Last but not least, they could blame the script on the British.
David Ambrose’s best was not enough : his was a hopeless task.
He had to cater to the needs of both a French audience which, year after year, had been force-fed its Revolution at school -but might not have digested it- and foreign crowds which would spend the whole film waiting in vain for Napoléon.
Watching the film is like browsing through a check list : Bastille Day, Louis XVI’s failed escape to Varenne, his trial, Valmy... ; no part is missing, but the film exhibits substantial general design and/or assembly line problems : it is an Ikea bookcase of a movie, what you get bears little resemblance to your expectations, its rendition on the user’s instructions sheet or in the picture trailer.
In its better moments, the film rises to photo album charm : « images d’Epinal » -named after the Eastern France town where they were manufactured-, old-fashioned French History book clichés.
While the French would fast forward -they know most about them-, foreign crowds would slow down to read the captions and get a clue of what’s going on.
The film offers too little of too much : over-ambitious and underachieving.

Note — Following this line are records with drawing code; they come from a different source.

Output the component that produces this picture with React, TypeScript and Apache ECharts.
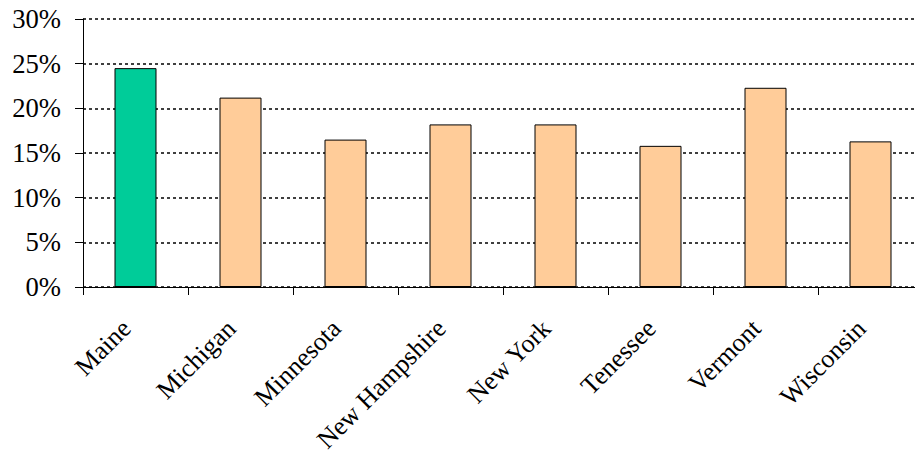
import React, { useEffect, useRef } from "react";
import * as echarts from "echarts";

const categories = ["Maine", "Michigan", "Minnesota", "New Hampshire", "New York", "Tenessee", "Vermont", "Wisconsin"];
const values = [0.245, 0.212, 0.165, 0.182, 0.182, 0.158, 0.223, 0.163];
const barColors = ["#00CC99", "#FFCC99", "#FFCC99", "#FFCC99", "#FFCC99", "#FFCC99", "#FFCC99", "#FFCC99"];
const yTicks = { min: 0, max: 0.3, interval: 0.05 };

export default function App() {
  const ref = useRef<HTMLDivElement>(null);
  useEffect(() => {
    if (!ref.current) return;
    const chart = echarts.init(ref.current, null, { renderer: "svg" });
    const font = "Liberation Serif";
    chart.setOption({
      animation: false,
      grid: { left: 83, top: 19, bottom: 170, right: -8, containLabel: false, outerBoundsMode: "none" },
      xAxis: {
        type: "category",
        data: categories,
        axisLine: { lineStyle: { color: "#000", width: 1 } },
        axisTick: { show: true, length: 8, inside: false, alignWithLabel: false, lineStyle: { color: "#000" } },
        axisLabel: {
          rotate: 45,
          interval: 0,
          margin: 28,
          padding: [0, 13, 0, 0],
          lineHeight: 20,
          fontFamily: font,
          fontSize: 26,
          color: "#000",
        },
      },
      yAxis: {
        type: "value",
        min: yTicks.min,
        max: yTicks.max,
        interval: yTicks.interval,
        axisLine: { show: true, lineStyle: { color: "#000", width: 1 } },
        axisTick: { show: true, length: 8, lineStyle: { color: "#000" } },
        axisLabel: {
          margin: 22,
          fontFamily: font,
          fontSize: 26.67,
          color: "#000",
          formatter: (v: number) => `${Math.round(v * 100)}%`,
        },
        splitLine: { show: true, lineStyle: { color: "#000", width: 1.5, type: [3, 3] } },
      },
      series: [
        {
          type: "bar",
          data: values.map((v, i) => ({ value: v, itemStyle: { color: barColors[i] } })),
          barWidth: "40%",
          itemStyle: { borderColor: "#000", borderWidth: 1 },
        },
      ],
    });
    return () => chart.dispose();
  }, []);
  return <div ref={ref} style={{ width: 915, height: 457, position: "absolute", left: 0, top: 0, background: "#fff" }} />;
}
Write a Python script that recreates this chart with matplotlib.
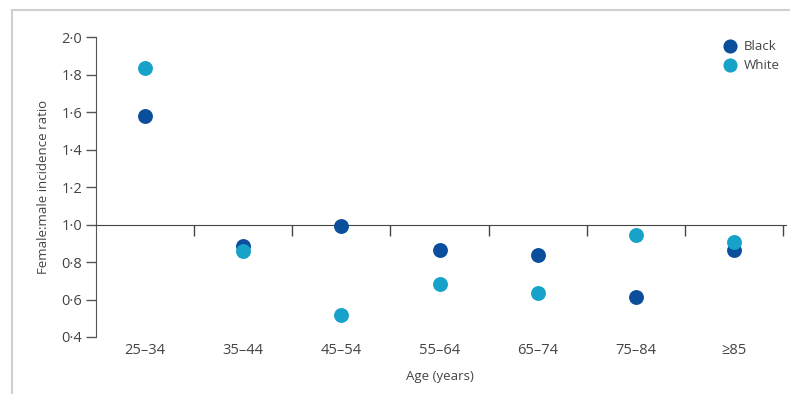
import matplotlib.pyplot as plt
from matplotlib.lines import Line2D

# data
ages = ['25\u201334', '35\u201344', '45\u201354', '55\u201364', '65\u201374', '75\u201384', '\u226585']
black = [1.58, 0.885, 0.99, 0.865, 0.835, 0.615, 0.865]
white = [1.835, 0.86, 0.52, 0.685, 0.635, 0.945, 0.905]
yticks = [0.4, 0.6, 0.8, 1.0, 1.2, 1.4, 1.6, 1.8, 2.0]

c_black = '#0b4f9c'
c_white = '#17a2c9'
txt = '#444444'

plt.rcParams['font.family'] = ['Open Sans', 'DejaVu Sans']

fig = plt.figure(figsize=(7.9, 3.94), dpi=100)
ax = fig.add_axes([96 / 790, 57 / 394, 687 / 790, 300 / 394])

x = list(range(len(ages)))
ax.scatter(x, black, s=115, color=c_black, zorder=3, label='Black', linewidths=0)
ax.scatter(x, white, s=115, color=c_white, zorder=3, label='White', linewidths=0)

ax.set_xlim(-0.5, len(ages) - 0.5)
ax.set_ylim(0.4, 2.0)

# y axis
ax.set_yticks(yticks)
ax.set_yticklabels([f'{v:.1f}'.replace('.', '\u00b7') for v in yticks])
ax.tick_params(axis='y', direction='out', length=7, width=1, colors='#555555',
               labelcolor=txt, labelsize=10.5, pad=3)
ax.spines['left'].set_color('#555555')
ax.spines['top'].set_visible(False)
ax.spines['right'].set_visible(False)

# bottom spine sits on the 1.0 reference line, ticks at group boundaries
ax.spines['bottom'].set_position(('data', 1.0))
ax.spines['bottom'].set_color('#444444')
ax.spines['bottom'].set_bounds(-0.5, len(ages) - 0.47)
ax.set_xticks([i + 0.5 for i in x])
ax.set_xticklabels([])
ax.tick_params(axis='x', direction='out', length=8, width=1, colors='#444444')

# category labels at the bottom
sec = ax.secondary_xaxis(0)
sec.set_xticks(x)
sec.set_xticklabels(ages)
sec.tick_params(length=0, labelsize=10.5, labelcolor=txt, pad=4)
sec.spines['bottom'].set_visible(False)
sec.set_xlabel('Age (years)', fontsize=9.5, color=txt, labelpad=9)

ax.set_ylabel('Female:male incidence ratio', fontsize=9.5, color=txt, labelpad=8)

ax.legend(loc='upper left', bbox_to_anchor=(0.9, 1.0), frameon=False,
          fontsize=9.5, labelcolor=txt, handletextpad=0.0, borderaxespad=0.0,
          borderpad=0.2, labelspacing=0.45, markerscale=0.95)

# light frame (left and top edges)
fig.add_artist(Line2D([12 / 790, 12 / 790], [0, 1 - 10 / 394], color='#d0d0d0', lw=1.5))
fig.add_artist(Line2D([12 / 790, 1], [1 - 10 / 394, 1 - 10 / 394], color='#d0d0d0', lw=1.5))

fig.savefig('out.png', dpi=100)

Its didactic value is close to nil, its entertainment assets barely worth more : it is neither a behind-the-scene drama, « Le Souper » style, nor a gun-and-powder epic of Abel Gance’s « Napoléon » disproportion.
Film was shot in English and French ; if each actor had spoken their original language, the movie would be more eloquent.
The Babel-like result would vividly convey the anarchic excitement of those troubled times, the flurry of contradictory views, the successive languages of the Revolution, its sheer noise, the progressive fall from articulate speech to vociferation : from « les années lumière » to « les années terreur ».
From its conception -a pity there is no project « making-of »- to how it plays on screen, the film may be an allegory : a metaphor for United Nations impotence, a well-meaning effort doomed to failure like so many UN missions.
« La Révolution Française » was a project so complex to manage, involving so many nationalities, struggling to conciliate so many diverging objectives that its participants had no time to try and make a more than acceptable movie.
Manned with troops from so many countries, UN peacekeeping missions face awesome inner challenges and conflicts before they can hope to export peace beyond their own ranks.
What if, in the name of « ingérence humanitaire » -humanitarian interference-, 18th century UN had meddled to put an end to French Reveolution « terror years ».
In fact, this is nearly what happened : Europe’s more powerful monarchs, rightly concerned by the fate of their Louis XVI « cousin » and his family, declared war on France ; their armies were crushed at Valmy.
They were back in 1815 : « Congrès de Vienne » had tried to return Europe to a semblance of order and Waterloo put a true end to a quarter century of French follies, but this is another story and a better film : « Le souper».